La Nazione
Le ipotesi in campo: due involucri per evitare la dispersione di plastica
La salvaguardia dei subacquei e il piano per evitare rischi di inquinamento
PIOMBINO Non sarà una passeggiata recuperare le 40 ecoballe che dovrebbero trovarsi nei fondali due miglia a sud dell’isola di Cerboli nel mezzo del golfo di Follonica. Ventotto masse di plastica, dei parallelepipedi pesanti circa una tonnellata, sono già mappati grazie alla missione dei subacquei della Guardia Costiera.
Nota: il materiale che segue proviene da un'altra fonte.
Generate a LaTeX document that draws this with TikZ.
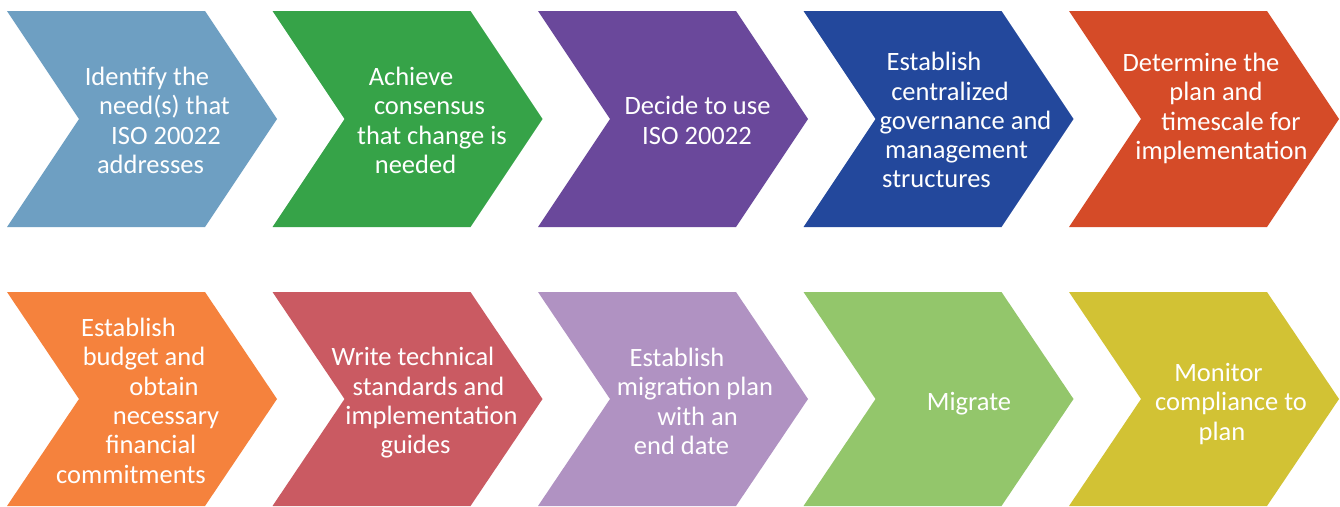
\documentclass[tikz,border=0pt]{standalone}
\usepackage{fontspec}
\setmainfont{Carlito}
\usepackage{tikz}

\definecolor{isoBlue}{HTML}{6E9FC2}
\definecolor{isoGreen}{HTML}{36A348}
\definecolor{isoPurple}{HTML}{6A489B}
\definecolor{isoNavy}{HTML}{23489C}
\definecolor{isoRed}{HTML}{D54B28}
\definecolor{isoOrange}{HTML}{F5823D}
\definecolor{isoRose}{HTML}{CA5A62}
\definecolor{isoLilac}{HTML}{B092C2}
\definecolor{isoLime}{HTML}{93C66B}
\definecolor{isoOlive}{HTML}{D2C234}

% shift one line of a label sideways
\newcommand{\lineshift}[1]{\strut\hspace*{#1pt}\hspace*{#1pt}}

\tikzset{lbl/.style={text=white, align=center, inner sep=0pt,
    font=\fontsize{26.5}{29.3}\selectfont}}

\begin{document}
\begin{tikzpicture}[x=1pt,y=-1pt]
    \fill[white] (0,0) rectangle (1340,506);
    % first row
    \foreach \x/\c in {7/isoBlue,272.5/isoGreen,538/isoPurple,803.5/isoNavy,1069/isoRed}
      \fill[\c] (\x,11) -- ++(198,0) -- ++(72,108) -- ++(-72,108) -- ++(-198,0) -- ++(72,-108) -- cycle;
    % second row
    \foreach \x/\c in {7/isoOrange,272.5/isoRose,538/isoLilac,803.5/isoLime,1069/isoOlive}
      \fill[\c] (\x,292) -- ++(198,0) -- ++(72,107) -- ++(-72,107) -- ++(-198,0) -- ++(72,-107) -- cycle;

    \node[lbl] (need) at (142,123.5) {\lineshift{5}Identify the\\ \lineshift{22.5}need(s) that\\
      \lineshift{24}ISO 20022\\ \lineshift{8.5}addresses};
    \node[lbl] (consensus) at (407.5,123.5) {\lineshift{3.5}Achieve\\ \lineshift{22}consensus\\
      \lineshift{24.5}that change is\\ \lineshift{8}needed};
    \node[lbl] (decide) at (673,123.5) {\lineshift{24.5}Decide to use\\ \lineshift{24}ISO 20022};
    \node[lbl] (governance) at (938.5,123.5) {\lineshift{-4.5}Establish\\ \lineshift{11.5}centralized\\
      \lineshift{27}governance and\\ \lineshift{18}management\\ \lineshift{-2}structures};
    \node[lbl] (plan) at (1204,109.5) {\lineshift{-3}Determine the\\ \lineshift{12}plan and\\
      \lineshift{27}timescale for\\ \lineshift{17.5}implementation};

    \node[lbl] (budget) at (142,404) {\lineshift{-13.5}Establish\\ \lineshift{2}budget and\\
      \lineshift{22}obtain\\ \lineshift{24}necessary\\ \lineshift{9}financial\\ \lineshift{-11}commitments};
    \node[lbl] (standards) at (407.5,404) {\lineshift{5.5}Write technical\\ \lineshift{21}standards and\\
      \lineshift{24}implementation\\ \lineshift{8}guides};
    \node[lbl] (migration) at (673,404.5) {\lineshift{4}Establish\\ \lineshift{22}migration plan\\
      \lineshift{24.5}with an\\ \lineshift{8.5}end date};
    \node[lbl] (migrate) at (938.5,405) {\lineshift{30.5}Migrate};
    \node[lbl] (monitor) at (1204,405) {\lineshift{14.5}Monitor\\ \lineshift{27}compliance to\\
      \lineshift{18}plan};
\end{tikzpicture}
\end{document}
Altri 12 sono da individuare: potrebbero essersi sfaldati o riemersi e magari portati dalle correnti verso tratti di costa meno accessibili o più lontani e quindi dispersi. Comunque il primo obiettivo sarà portare a terra le 28 ecoballe già censite. La missione diretta dal commissario straordinario Angelo Borrelli, di fatto è già iniziata e d domani arriveranno a Piombino le prime unità navali della Marina Militare e probabilmente anche gli uomini del comsubin. Ma come si procederà per il recupero? Prima di tutto bisogna evitare la dispersione dei pezzetti di plastica. Non è possibile infatti agganciare le ecoballe e tirarle su con il classico pallone pieno d’aria. Il rischio che l’ecoballa si sfaldi è troppo elevato. La plastica è tenuta insieme da reggette che non sono state progettate per resistere in mare 5 anni, ma per una durata di circa sei mesi. Il carico perso dalla motonave Ivy infatti era destinato al bruciatore di un cementificio di Varna in Bulgaria e sarebbe stato smaltito nel giro di due o tre mesi. Quindi, per non far ’esplodere’ le ecoballe al momento del recupero, si procederà prima di tutto ’incappucciando’ la parte superiore del parallelepipedo e poi, lentamente, riempiendo un pallone d’aria, si solleverà un lato dell’ecoballa per farla rovesciare all’interno di un secondo involucro di sicurezza. Una volta impacchettat l’ammasso di plastica si potrà farlo riemergere. Ma non è finita qui. C’è il problema del fondale melmoso che limita la visibilità. Forse si userà una sorbona per ’ripulire’ dalla melma il perimetro intorno ad ogni ecoballa i modo da operare con più sicurezza. Infine, ma in realtà è la prima cosa, proprio a proposito di sicurezza, si dovrà studiare la metodologia migliore di intervento per il personale che scenderà giù a -45 metri. Bisognerà operare probabilmente in saturazione, con miscele di gas respiratori e accorgimenti ben diversi da quelli di una normale immersione. C’è l’esigenza di fare presto, ma la sicurezza degli uomini e dell’ambiente marino sono priorità assolute.